Cheshire and Warrington Complex Dependency Programme
Briefly describe the initiative/ project/ service
The Cheshire and Warrington Complex Dependency Programme was set up in 2015 to improve the lives of up to 35,000 individuals in the sub-region who are at risk of crisis. There are many overlapping issues which can lead to crisis and an increased dependency on the state for support, including:
– being involved in crime or anti-social behaviour;
– children who have problems at school;
– children at the edge of the care system and/or the edge of custody;
– adults who are out of work or families at risk of financial exclusion;
– individuals and families affected by domestic violence and abuse;
– abuse of drugs and alcohol;
– health problems; and
– young people affected by homelessness or rough-sleeping.
The Complex Dependency programme looks at both preventative work to help children, families and vulnerable adults to avoid reaching crisis, and providing crisis management for those who need it.
Why do you think it should win this award?
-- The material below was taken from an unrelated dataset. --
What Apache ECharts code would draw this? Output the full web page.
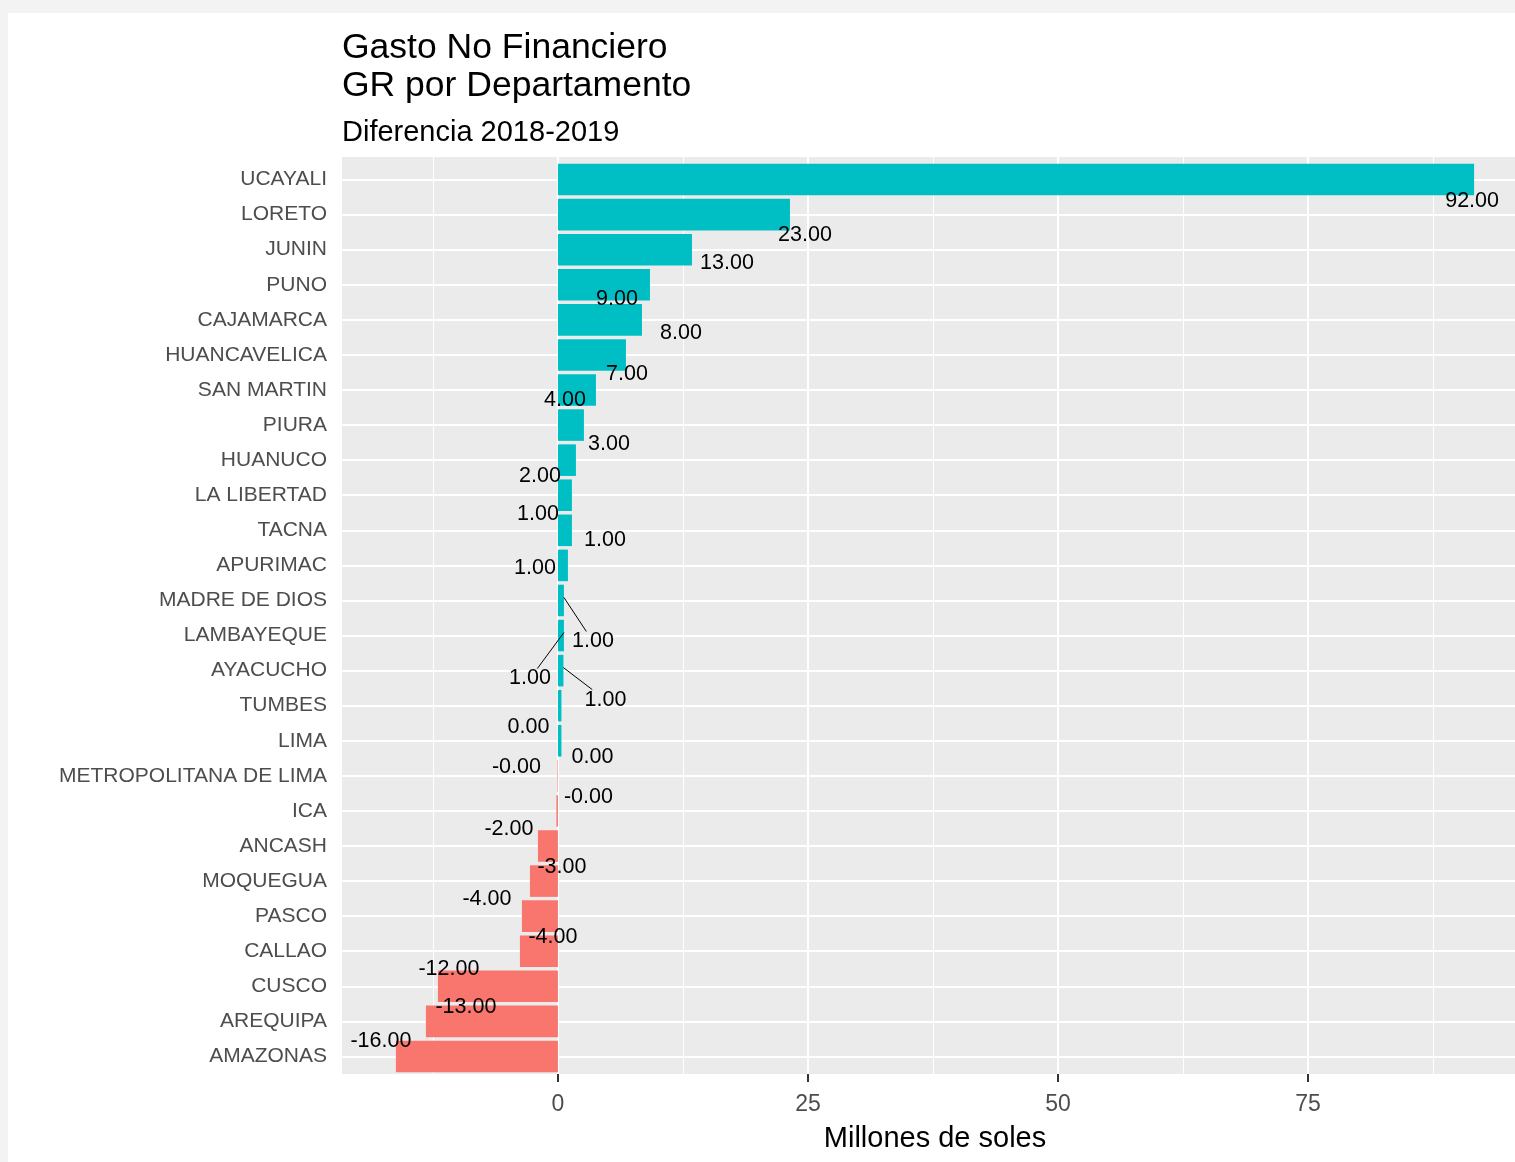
<!DOCTYPE html>
<html><head><meta charset="utf-8">
<script src="https://cdn.jsdelivr.net/npm/echarts@6/dist/echarts.min.js"></script>
<style>
html,body{margin:0;padding:0;background:#f3f3f3;}
#frame{position:absolute;left:8px;top:13px;width:1507px;height:1149px;background:#ffffff;}
#chart{position:absolute;left:0;top:0;width:1515px;height:1162px;}
</style></head><body>
<div id="frame"></div><div id="chart"></div>
<script>
// Categories (top to bottom as drawn)
const departamentos = ['UCAYALI','LORETO','JUNIN','PUNO','CAJAMARCA','HUANCAVELICA','SAN MARTIN','PIURA','HUANUCO','LA LIBERTAD','TACNA','APURIMAC','MADRE DE DIOS','LAMBAYEQUE','AYACUCHO','TUMBES','LIMA','METROPOLITANA DE LIMA','ICA','ANCASH','MOQUEGUA','PASCO','CALLAO','CUSCO','AREQUIPA','AMAZONAS'];
// Differences 2018-2019 (millones de soles)
const diferencia = [91.6, 23.2, 13.4, 9.2, 8.4, 6.8, 3.8, 2.6, 1.8, 1.4, 1.4, 1.0, 0.6, 0.6, 0.55, 0.35, 0.35, -0.05, -0.15, -2.0, -2.8, -3.6, -3.8, -12.0, -13.2, -16.2];
// Axis ticks
const xMajorTicks = [0, 25, 50, 75];
const xMinorTicks = [-12.5, 12.5, 37.5, 62.5, 87.5];
// Repelled label offsets (px) from bar end / row centre, and labels with leader lines
const labelNudge = [[-2,22],[15,20],[35,13],[-33,14],[39,13],[1,19],[-31,10],[25,19],[-36,16],[-34,19],[33,10],[-33,3],[29,41],[-34,43],[42,29],[-33,21],[31,16],[-41,-9],[32,-14],[-29,-17],[32,-14],[-35,-17],[33,-14],[11,-17],[40,-14],[-15,-15]];
const leaderLine = ['MADRE DE DIOS','LAMBAYEQUE','AYACUCHO'];

const POS = '#00BFC4', NEG = '#F8766D';
const FONT = '"Liberation Sans", Arial, sans-serif';
const dmin = Math.min(...diferencia), dmax = Math.max(...diferencia);
const span = dmax - dmin;
const xmin = dmin - 0.05 * span, xmax = dmax + 0.05 * span;

function fmt(v){ return (v < 0 ? '-' : '') + Math.abs(Math.round(v)).toFixed(2); }

const chart = echarts.init(document.getElementById('chart'), null, {renderer:'canvas'});
const option = {
  backgroundColor: 'transparent',
  animation: false,
  title: {
    left: 342, top: 29, padding: 0, itemGap: 13,
    text: 'Gasto No Financiero\nGR por Departamento',
    subtext: 'Diferencia 2018-2019',
    textStyle: {fontFamily: FONT, fontSize: 35.5, lineHeight: 38, color: '#000', fontWeight: 'normal'},
    subtextStyle: {fontFamily: FONT, fontSize: 29, color: '#000'}
  },
  grid: [
    {left: 342, top: 162, width: 1186, height: 912, show: false, borderWidth: 0, outerBoundsMode: 'none', containLabel: false},
    {left: 342, top: 157, width: 1186, height: 917, show: true, backgroundColor: '#EBEBEB', borderWidth: 0, outerBoundsMode: 'none', containLabel: false, z: -1}
  ],
  xAxis: [
    {
      type: 'value', min: xmin, max: xmax, gridIndex: 0,
      axisLine: {show: false},
      axisTick: {show: true, customValues: xMajorTicks, length: 8, lineStyle: {color: '#333', width: 2}},
      axisLabel: {customValues: xMajorTicks, fontFamily: FONT, fontSize: 23, color: '#4D4D4D', margin: 19},
      splitLine: {show: false},
      name: 'Millones de soles', nameLocation: 'middle', nameGap: 50,
      nameTextStyle: {fontFamily: FONT, fontSize: 29, color: '#000'}
    },
    {type: 'value', min: xmin, max: xmax, gridIndex: 1, show: false, splitLine: {show: false}}
  ],
  yAxis: [
    {
      type: 'category', data: departamentos, inverse: true, gridIndex: 0,
      axisLine: {show: false},
      axisTick: {show: true, alignWithLabel: true, length: 8, lineStyle: {color: '#333', width: 2}},
      axisLabel: {interval: 0, fontFamily: FONT, fontSize: 21, color: '#4D4D4D', margin: 15},
      splitLine: {show: false}
    },
    {type: 'value', min: 0, max: 1, gridIndex: 1, show: false, splitLine: {show: false}}
  ],
  series: [
    {
      type: 'line', data: [], z: 1, silent: true, xAxisIndex: 1, yAxisIndex: 1,
      markLine: {
        silent: true, symbol: ['none','none'], z: 1, animation: false,
        label: {show: false}, emphasis: {disabled: true},
        lineStyle: {color: '#FFFFFF', type: 'solid'},
        data: [
          ...xMinorTicks.map(v => ({xAxis: v, lineStyle: {width: 1, color: '#FFFFFF', type:'solid'}})),
          ...xMajorTicks.map(v => ({xAxis: v, lineStyle: {width: 2, color: '#FFFFFF', type:'solid'}}))
        ]
      }
    },
    {
      type: 'line', data: [], z: 1, silent: true, xAxisIndex: 0, yAxisIndex: 0,
      markLine: {
        silent: true, symbol: ['none','none'], z: 1, animation: false,
        label: {show: false}, emphasis: {disabled: true},
        lineStyle: {color: '#FFFFFF', type: 'solid'},
        data: departamentos.map(d => ({yAxis: d, lineStyle: {width: 2, color: '#FFFFFF', type:'solid'}}))
      }
    },
    {
      type: 'bar', z: 2, barWidth: '90%', xAxisIndex: 0, yAxisIndex: 0,
      data: departamentos.map((d, i) => ({
        value: diferencia[i],
        itemStyle: {color: diferencia[i] >= 0 ? POS : NEG}
      })),
      label: {show: true, position: 'inside', formatter: p => fmt(p.value), color: '#000', fontFamily: FONT, fontSize: 21.5},
      emphasis: {disabled: true},
      labelLayout: function(params){
        const i = params.dataIndex;
        const v = diferencia[i];
        const r = params.rect;
        const end = v >= 0 ? r.x + r.width : r.x;
        const cy = r.y + r.height / 2;
        return {x: end + labelNudge[i][0], y: cy + labelNudge[i][1], align: 'center', verticalAlign: 'middle'};
      }
    },
    {
      // ggrepel-style leader segments from the bar end to the moved label
      type: 'custom', z: 3, silent: true, xAxisIndex: 0, yAxisIndex: 0,
      encode: {x: 0, y: 1},
      data: departamentos.map((d, i) => [diferencia[i], i]),
      renderItem: function(params, api){
        const i = params.dataIndex;
        if (!leaderLine.includes(departamentos[i])) return null;
        const p = api.coord([api.value(0), api.value(1)]);
        const sx = p[0], sy = p[1] - 3;
        const lx = p[0] + labelNudge[i][0], ly = p[1] + labelNudge[i][1];
        const ddx = lx - sx, ddy = ly - sy;
        const t = Math.min(23 / Math.abs(ddx || 1e-6), 10 / Math.abs(ddy || 1e-6), 1);
        return {
          type: 'line',
          shape: {x1: sx, y1: sy, x2: lx - t * ddx, y2: ly - t * ddy},
          style: {stroke: '#000', lineWidth: 1}
        };
      }
    }
  ]
};
chart.setOption(option);
</script>
</body></html>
The Complex Dependency Programme aims to improve the service response and early intervention for a range of issues that affect a significant number of adults and children, and reduce the number of cases escalating to crisis point and requiring statutory or specialist intervention. The scaling up of this programme to cover the whole of a sub-region and involving multiple public agencies is a great example of public service reform. The programme is focused on improving the outcomes for people living in difficult and challenging circumstances and does this in a value for money way for the taxpayer.
The implementation of the programme will mean:
– better outcomes for children, individuals and families affected by complex dependencies;
– the operating model being an exemplar of early intervention that can be adopted in other areas across the country; and
– reduced costs for agencies and services.
The business case for the programme estimated that there would be £9.8m of fiscal benefits from an investment of £5m as well as other economic and social benefits such as, for example, reducing unemployment, crime, drug and alcohol dependency and mental health problems.
What are the key achievements?
The Programme has achieved a lot in its first year. An integrated Front Door service is operating in each of the four localities with staff from multiple agencies so that case workers have a 360-degree understanding of an individual’s circumstances. Strengthened information sharing agreements, protocols and pathways have been agreed between all of the public bodies to support this.
A bespoke information portal to support the sharing of information has been specified and commissioned and will be implemented over the next few months.
Operation Encompass is a scheme developed elsewhere where each morning the police inform schools about children who live in families where they were called out to deal with a domestic abuse situation the day before so that the schools can support the children appropriately. The programme has enabled this scheme to be operated across the sub-region since January 2016.
A benefits realisation and performance management framework has been developed, featuring specific demand and process measures for the cohort of individuals that the programme helps. In addition, independent external evaluation has been commissioned, with a positive interim report already received and a final report planned for early 2017.